Strong evidences unequivocally prove that humans are polygamous by nature. For example, based on the statistics available, a huge percentage of humans commit adultery indicating that humans are not content with a single mate for life. Also, a huge portion of human communities consisting of Christians and especially Moslems openly practice polygamy that further proves this point. In fact, 84% of human communities allow polygamy in some fashion.
Adversely, compelling reasons prove humans to be monogamous by nature. The universal institution of marriage practiced for the entire duration of recorded history is one of such evidences. The manmade rules inserted into all religions and civil laws and social values for thousands of years against infidelity also strongly proves that humans are or at least are supposed to be monogamous. Humans are instinctively polygamous. However, by observing such prohibitive rules drafted through the application of human reasoning, intellectually they become monogamous. Thus, two opposite sexual forces of polygamy and monogamy simultaneously drive humans and this renders our species alone, as being sexually confused.
This self-imposed alienation from one’s true nature that results form this inner contradiction, as a species in time has structured a deep and fascinating human psyche pertaining to human sexuality.
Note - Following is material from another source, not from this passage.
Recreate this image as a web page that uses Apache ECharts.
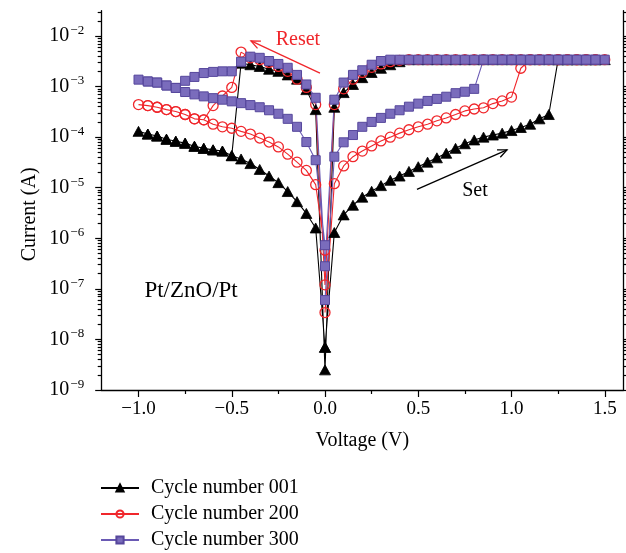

The universal induction of sexual fantasy is this human sexual psychology. In that, this inner contradiction is the impetuous for a huge number of people, if not all people from all walks of life to have developed sexual fantasies. Understanding the cause and effect of this inner mental contradiction alone reveals a great deal about human sexuality. And acquiring a deeper understanding of this psychology of human sexuality in turn further enhances our overall understanding of human psychology.
Based on the numerous studies conducted, sexual fantasy is a difficult reality to sort out. Not having a more practical approach to this phenomenon compounds the difficulties. What is worth exploring is to learn about the mental mechanism and the processes that precipitate desire in all adults.
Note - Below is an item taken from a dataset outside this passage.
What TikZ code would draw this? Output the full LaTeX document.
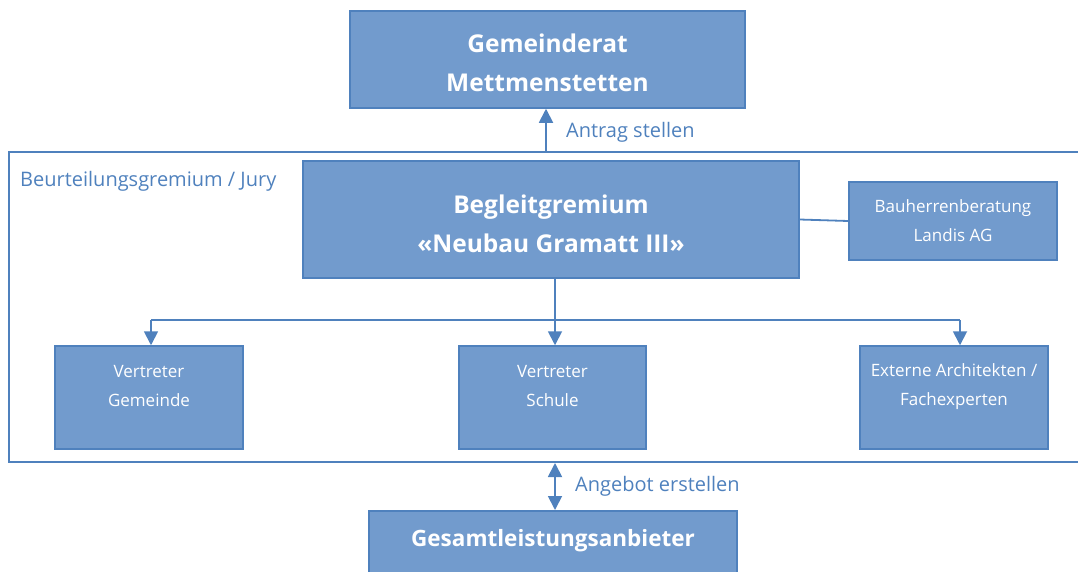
\documentclass[tikz,border=0pt]{standalone}
\usepackage{fontspec}
\setmainfont{Open Sans}
\usetikzlibrary{arrows.meta}
\definecolor{boxfill}{RGB}{114,155,205}
\definecolor{boxline}{RGB}{79,129,189}
\definecolor{labtext}{RGB}{79,129,189}
\newcommand{\shiftedtext}[3]{\raisebox{#1}[0pt][0pt]{\parbox{#2}{\centering #3}}}
\tikzset{
  box/.style={draw=boxline, line width=1.5pt, fill=boxfill, text=white, align=center, inner sep=0pt},
  bigtext/.style={font=\bfseries\fontsize{24.5}{39}\selectfont},
  smalltext/.style={font=\fontsize{17}{29}\selectfont},
  lab/.style={text=labtext, font=\fontsize{20}{24}\selectfont, inner sep=0pt},
  conn/.style={draw=boxline, line width=1.8pt},
  arr/.style={conn, -{Triangle[width=14pt,length=14pt]}},
  darr/.style={conn, {Triangle[width=14pt,length=14pt]}-{Triangle[width=14pt,length=14pt]}},
}
\begin{document}
\begin{tikzpicture}[x=1pt,y=-1pt]
\useasboundingbox (0,0) rectangle (1078,571);
\clip (0,0) rectangle (1078,571);
% jury frame
\draw[draw=boxline, line width=1.5pt] (9,152) rectangle (1100,462);
\node[lab, anchor=west] (jury) at (20,181) {Beurteilungsgremium / Jury};
% boxes
\node[box, bigtext, minimum width=395pt, minimum height=97pt] (gem) at (547.5,59.5) {\shiftedtext{-9.5pt}{390pt}{Gemeinderat\\Mettmenstetten}};
\node[box, bigtext, minimum width=496pt, minimum height=117pt] (beg) at (551,219.5) {\shiftedtext{-11pt}{490pt}{Begleitgremium\\«Neubau Gramatt III»}};
\node[box, smalltext, minimum width=208pt, minimum height=78pt] (bau) at (953,221) {Bauherrenberatung\\Landis AG};
\node[box, smalltext, minimum width=188pt, minimum height=103pt] (vg) at (149,397.5) {\shiftedtext{7pt}{180pt}{Vertreter\\Gemeinde}};
\node[box, smalltext, minimum width=187pt, minimum height=103pt] (vs) at (552.5,397.5) {\shiftedtext{7pt}{180pt}{Vertreter\\Schule}};
\node[box, smalltext, minimum width=188pt, minimum height=103pt] (ea) at (954,397.5) {\shiftedtext{7pt}{186pt}{Externe Architekten /\\Fachexperten}};
\node[box, font=\bfseries\fontsize{22.5}{30}\selectfont, minimum width=368pt, minimum height=80pt, anchor=north] (ges) at (553,510) {\raisebox{4pt}[0pt][0pt]{Gesamtleistungsanbieter}};
% connectors
\coordinate (jc) at (555,320);
\coordinate (jl) at (151,320);
\coordinate (jr) at (960,320);
\draw[conn] (jc |- beg.south) -- (jc);
\draw[conn] (jl) -- (jr);
\draw[arr] (jl) -- (jl |- vg.north);
\draw[arr] (jc) -- (jc |- vs.north);
\draw[arr] (jr) -- (jr |- ea.north);
\draw[conn] (beg.east) -- (bau.west);
\coordinate (a0) at (546,152);
\draw[arr] (a0) -- (a0 |- gem.south);
\node[lab, anchor=west] (antrag) at (566,132) {Antrag stellen};
\coordinate (b0) at (555,463);
\draw[darr] (b0) -- (b0 |- ges.north);
\node[lab, anchor=west] (angebot) at (575,486) {Angebot erstellen};
\end{tikzpicture}
\end{document}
To explore this subject objectively first we need to examine the phenomenon of fantasy in all its realms to better understand what fantasy is and what triggers them, sexual or otherwise. After doing that, then we try to understand the place of sexual fantasy within the larger scheme of all fantasies and the place of sexual fantasy in the larger scheme of human sexuality.
In general, the psychology of fantasy is the psychology of the unattainable strongly desired needs and wants. This comes in very many different shapes pertaining to different human aspirations and pressing emotions as relevant fantasies are entertained, and sexual fantasy is only one of the many. For example, when violated, most people long for sweet revenge. If the victim cannot avenge the to sooth his anger, the frustration compels one to seek revenge in the imagined scenarios in which he successfully inflicts harm to the enemy perfect to his liking.
This produces that hard sought pleasure of getting even, although it is nothing more than a figment of imagination. The source of this mentality is a two-prong mental state. This intense anger induced by being victimized and wanting to get even and the inability to materialize this urge. Achieving in one’s imagination that which one cannot produce in real life pleases this strong impulse and produces a fleeting satisfaction for the dreamer, while the fantasy lasts.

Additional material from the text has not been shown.